While experiential learning is tough to measure, difficult to evaluate for academic credit, and a challenge for programs to facilitate, it is central to many students' goals for study abroad. In recent years, cultural learning and diversity training have become more prominent in on-campus education as higher education institutions strive to meet the needs of a more heterogeneous clientele. For students considering study abroad, cultural learning has also come to mean more than just an opportunity for adventure. Most students considering study abroad know that cultural learning will give them valuable life skills. Many students consider knowledge of another culture and language an added credential in the highly competitive professional job market they face on graduation. But understanding life in another culture requires more than the desire, plus a semester freed up from other academic agenda. Students need guidance and systematic strategies to make their months abroad culturally and personally transformative.

In their slim volume Writing Across Culture, Ken Wagner and Tony Magistrale suggest writing as a tool to make cultural learning a more conscious, tangible, and productive dimension of study abroad. They advocate that students keep an "analytical notebook" throughout their stay in the host country. Through regular entries submitted to a program director or teacher for feedback, students keep a candid, self-conscious record of events and situations they have observed, how they feel about them, and, most important, how they explain them given their current knowledge of their new cultural setting. By writing about the day-to-day events that so often seem awkward to newcomers, students can deepen their understanding of the underlying cultural system that gives sense to those events. And by charting the early days of culture shock, the mishaps of language learning, and the growing mastery of day-to-day routines, students will construct a record of the cross-cultural experience more authentic than photographs, postcards, or letters home, because the notebook will reveal through personal anecdotes the process of coming to terms with the host culture.

While the advice to students to keep a journal of their travels is not new, Wagner and Magistrale take this advice a big step forward to offer writing strategies that will enable students to go beyond cursory observations to deeper insights. Wagner and Magistrale look closely at the potential for understanding inherent in different modes of writing. Britton's categories of writing modes by function and audience further their aim. As they adopt Britton's writing categories, they also critique secondary school education in the United States, which, in their view, fails to encourage students to try out a diversity of styles in presenting their ideas.

"Transactional writing" common to term papers, memos, proposals, and reports is the writing style most cultivated in educational settings. It strives for analysis and explication through dispassionate observation, but the impersonal, detached stance of transactional writing can hamper students from tapping into their own internal resources and feeling states. "Expressive writing, the writing of self-discovery, tends to be informal and digressive in style and is discouraged in the writing students do for assessment purposes in school. "Poetic writing," the writing found in fiction, drama, and poetry, can be unconventional because it is imaginative. It finds a place in U.S. school settings in English classes but is not encouraged in other academic disciplines.

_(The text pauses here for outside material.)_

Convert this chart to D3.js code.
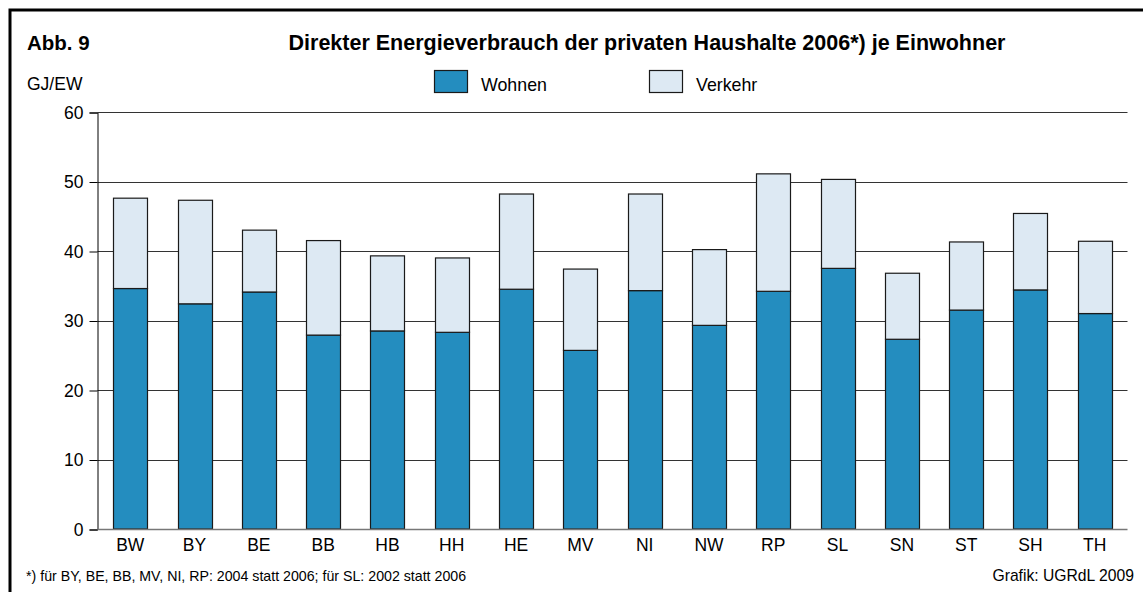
<!DOCTYPE html>
<html>
<head>
<meta charset="utf-8">
<script src="https://cdn.jsdelivr.net/npm/d3@7"></script>
<style>
  html, body { margin: 0; padding: 0; background: #fff; overflow: hidden; }
  svg { display: block; font-family: "Liberation Sans", Arial, sans-serif; }
</style>
</head>
<body>
<script>
"use strict";

// Data

let laender = ["BW", "BY", "BE", "BB", "HB", "HH", "HE", "MV", "NI", "NW", "RP", "SL", "SN", "ST", "SH", "TH"];
let wohnen  = [34.6, 32.4, 34.1, 27.9, 28.5, 28.3, 34.5, 25.7, 34.3, 29.3, 34.2, 37.5, 27.3, 31.5, 34.4, 31.0];
let verkehr = [13.0, 14.9,  8.9, 13.6, 10.8, 10.7, 13.7, 11.7, 13.9, 10.9, 16.9, 12.8,  9.5,  9.8, 11.0, 10.4];
let yTicks = [0, 10, 20, 30, 40, 50, 60];
let series = ["Wohnen", "Verkehr"];

let colors = {Wohnen: "#248dbf", Verkehr: "#dde9f3"};

let svgWidth = 1143;
let svgHeight = 592;

let svg = d3.select("body").append("svg")
    .attr("width", svgWidth)
    .attr("height", svgHeight);

// Frame
svg.append("rect")
    .attr("x", 10).attr("y", 10)
    .attr("width", svgWidth + 20).attr("height", svgHeight + 20)
    .attr("fill", "none")
    .attr("stroke", "#000")
    .attr("stroke-width", 3);

// Titles
svg.append("text")
    .attr("x", 27).attr("y", 50)
    .style("font-size", "20.5px").style("font-weight", "bold")
    .text("Abb. 9");

svg.append("text")
    .attr("x", 647).attr("y", 50)
    .attr("text-anchor", "middle")
    .style("font-size", "21.5px").style("font-weight", "bold")
    .text("Direkter Energieverbrauch der privaten Haushalte 2006*) je Einwohner");

svg.append("text")
    .attr("x", 27).attr("y", 90)
    .style("font-size", "17.5px")
    .text("GJ/EW");

// Scales

let xScale = d3.scaleBand()
    .domain(laender)
    .range([97.5, 1127.5])
    .paddingInner(0.472)
    .paddingOuter(0.245);

let yScale = d3.scaleLinear()
    .domain([0, 60])
    .range([529, 112]);

// Gridlines
let grid = svg.append("g");
grid.selectAll("line")
    .data(yTicks.filter(d => d > 0))
    .join("line")
    .attr("x1", 97.5).attr("x2", 1127.5)
    .attr("y1", d => Math.round(yScale(d)) + 0.5)
    .attr("y2", d => Math.round(yScale(d)) + 0.5)
    .attr("stroke", "#333")
    .attr("stroke-width", 1);

// Y axis
let yAxis = d3.axisLeft(yScale)
    .tickValues(yTicks)
    .tickSize(8)
    .tickPadding(6)
    .tickFormat(d3.format("d"));

let gy = svg.append("g")
    .attr("transform", "translate(97.5, 0.5)")
    .call(yAxis);

gy.select(".domain").attr("stroke", "#000");
gy.selectAll(".tick line").attr("stroke", "#000");
gy.selectAll(".tick text")
    .style("font-size", "17.5px")
    .style("font-family", "'Liberation Sans', Arial, sans-serif")
    .attr("fill", "#000");

// Stacked bars
let rows = laender.map((land, i) => ({land: land, Wohnen: wohnen[i], Verkehr: verkehr[i]}));
let stacked = d3.stack().keys(series)(rows);

let bars = svg.append("g");
bars.selectAll("g")
    .data(stacked)
    .join("g")
    .attr("fill", d => colors[d.key])
    .selectAll("rect")
    .data(d => d)
    .join("rect")
    .attr("x", d => Math.round(xScale(d.data.land)) + 0.5)
    .attr("y", d => yScale(d[1]))
    .attr("width", Math.round(xScale.bandwidth()))
    .attr("height", d => yScale(d[0]) - yScale(d[1]))
    .attr("stroke", "#1a1a1a")
    .attr("stroke-width", 1.2);

// Baseline
svg.append("line")
    .attr("x1", 97.5).attr("x2", 1127.5)
    .attr("y1", yScale(0) + 0.5).attr("y2", yScale(0) + 0.5)
    .attr("stroke", "#777")
    .attr("stroke-width", 1.5);

// X labels
let xAxis = d3.axisBottom(xScale).tickSize(0).tickPadding(10);
let gx = svg.append("g")
    .attr("transform", `translate(0, ${yScale(0)})`)
    .call(xAxis);
gx.select(".domain").remove();
gx.selectAll(".tick text")
    .style("font-size", "17.5px")
    .style("font-family", "'Liberation Sans', Arial, sans-serif")
    .attr("fill", "#000");

// Legend
let legendX = [434, 649];
let legend = svg.append("g");
series.forEach((s, i) => {
    legend.append("rect")
        .attr("x", legendX[i] + 0.5).attr("y", 70.5)
        .attr("width", 33).attr("height", 22)
        .attr("fill", colors[s])
        .attr("stroke", "#1a1a1a")
        .attr("stroke-width", 1.2);
    legend.append("text")
        .attr("x", legendX[i] + 47).attr("y", 91)
        .style("font-size", "17.8px")
        .text(s);
});

// Footer
svg.append("text")
    .attr("x", 26).attr("y", 581)
    .style("font-size", "14.2px")
    .text("*) für BY, BE, BB, MV, NI, RP: 2004 statt 2006; für SL: 2002 statt 2006");

svg.append("text")
    .attr("x", 1134).attr("y", 581)
    .attr("text-anchor", "end")
    .style("font-size", "15.7px")
    .text("Grafik: UGRdL 2009");
</script>
</body>
</html>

Wagner and Magistrate invite students to combine transactional and expressive writing in an "analytical writing" style for their notebooks. The power of this style lies in the combination of the 1-centered" personal voice with the observational and interpretive orientation of transactional prose. Students can begin with impressions---reactions to readings and lectures; observations and feelings about holidays, food, the weather; and even anger, frustration, or disillusionment with their experiences. Then they go on to explain why they had the experience, reaction, feeling, or opinion. By taking stock of their own responses, students can bring clashes of values into focus and begin to put personal experiences into a larger social and theoretical context.

Wagner and Magistrate's vision of what cultural learning through analytical writing can be for students is ambitious, for they attribute to study abroad the potential for political awakening. They envision a process of personal growth that can help students shake off their late twentieth century cynicism and embrace the possibility that individuals can make a difference in the larger world. Analytical writing involves cognitive processes more rigorous than are common in conversation. In their view, through writing we push past the limits of our current understanding to grasp new insights, transcend the discomforts of cultural learning and culture shock , and escape the defeatism of a worldview in which individuals are seen as powerless to effect positive change. They draw a parallel between understanding new cultural settings and developing new insights in science and art by offering students exemplary journals, those kept by Dostoyevsky, Darwin, Rutherford, and Leonardo as they pushed beyond the limits of their own thinking to forge new, creative breakthroughs in their fields.

The volume is aimed simultaneously at students, study abroad program directors, and orientation leaders. One chapter presents a sample analytical notebook, including teacher comments. Another provides advice to students on how to conduct research developed from their own interests, how to find and assess data, and how to draft and revise a research paper. The close attention to writing modes and the discussion of cultural adjustment make this book ideal for use during students' first weeks in the host country, when they are first faced with the new and unexpected. But it also lends itself to use in predeparture orientation or courses intended as preparation for study abroad. Most important, it demonstrates the pedagogical potential of experiential learning in study abroad and advocates that cultural learning be a systematic focus of study abroad programs.